Não queria comentar a atitude insana e absolutamente anti-esportiva do Zidane ontem, na prorrogação do jogo decisivo da Copa do Mundo 2006, porque todos os jornais do mundo já disseram tudo sobre o tema. Claro que o Le Monde insiste que o jogador francês deve ter sido muito provocado para reagir assim – não vejo que provocação seria justificável – e que houve violação ao regulamento, que não prevê o auxílio da imagem televisiva para esclarecer impasses – o quarto árbitro foi o único a ver o incidente e solicitou a reprise para que o árbitro principal pudesse decidir pela expulsão do jogador. Na Blogosfera, este também é o assunto do dia.
O que me leva a criar esta entrada é apenas o desejo de externar minha profunda indignação contra a decisão da FIFA de, ignorando completamente a conduta violenta, indigna e injustificável de Zidane, conceder-lhe o título de melhor jogador da Copa 2006.
Sim, o cara jogou um bolão. Foi o responsável por vários dos lances mais bonitos da Copa. No jogo contra o Brasil, eu estava quase apaludindo os dribles do Zidane em cima da nossa apática seleção.
Só que, no meu entendimento, um evento esportivo mundial deve celebrar, acima de tudo, a integração dos povos e a tolerância entre as pessoas. Não é justamente por isso que a FIFA decidiu, este ano, promover uma campanha contra o racismo, por meio de textos lidos pelos jogadores antes do início das partidas?
Copa do Mundo não é Olimpíadas, mas é do senso comum entender que o espírito olímpico deve estar presente: a competitividade saudável, a colaboração mútua, o respeito a valores tidos por universais – honestidade, cooperação e, acima de todos os outros, paz. A cabeçada do Zidane é a antítese de tudo isso. Registrou-se um dos momentos mais tristes do esporte mundial. Foi deprimente, e confesso que fiquei mesmo com pena do Zidane, pelo fecho melancólico que ele próprio criou para sua carreira brilhante. Por mais que se lamente, no entanto, é tremendamente injusto premiar um jogador após cometer tamanha agressão. É passar ao mundo a mensagem “tudo bem, o que o Zidane fez não foi nada de mais”, quando foi, sim. É referendar um comportamento intolerável vindo de qualquer pessoa e, especialmente, de um esportista de alto nível, cuja imagem influencia milhares de fãs.
Não se diga que ele foi magnífico durante a Copa inteira e que esta foi só uma escorregadela. Um só ato indigno deveria ser o suficiente para diferenciar Zidane de jogadores como Cannavaro e Pirlo que, além de mostrarem um bom futebol, agiram com respeito e esportividade.

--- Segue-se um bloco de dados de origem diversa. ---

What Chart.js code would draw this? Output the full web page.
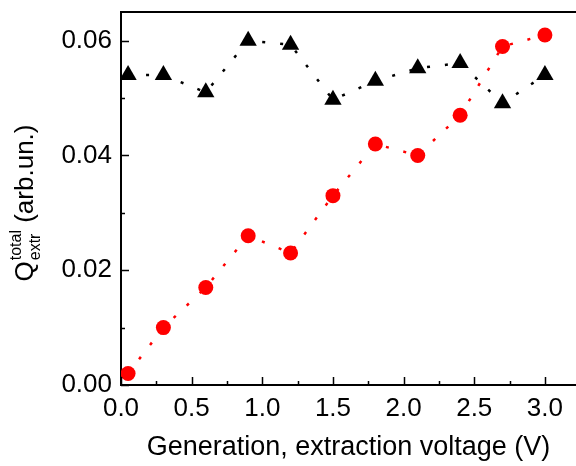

Há tempos, uma empresa veiculou uma propaganda falando da importância que um segundo pode ter numa vida. A cabeçada do Zidane é um típico exemplo disso. Aparentemente, porém, os valores andam tão esquecidos que nada mais realmente conta.
Parabéns à Itália pelo tetracampeonato. A França jogou melhor até a saída do seu craque, é verdade, ficando completamente desnorteada depois (mais um fato que deve estar pesando na consciência de Zidane agora). Não foi capaz, entretanto, de converter sua supremacia num gol decisivo. A Itália fez uma campanha bonita e saiu de um jejum de 24 anos, espantando o fantasma de 1994, quando perdeu a Copa para o Brasil, também numa decisão por pênaltis. Agora temos, novamente, uma seleção na nossa cola em número de títulos mundiais.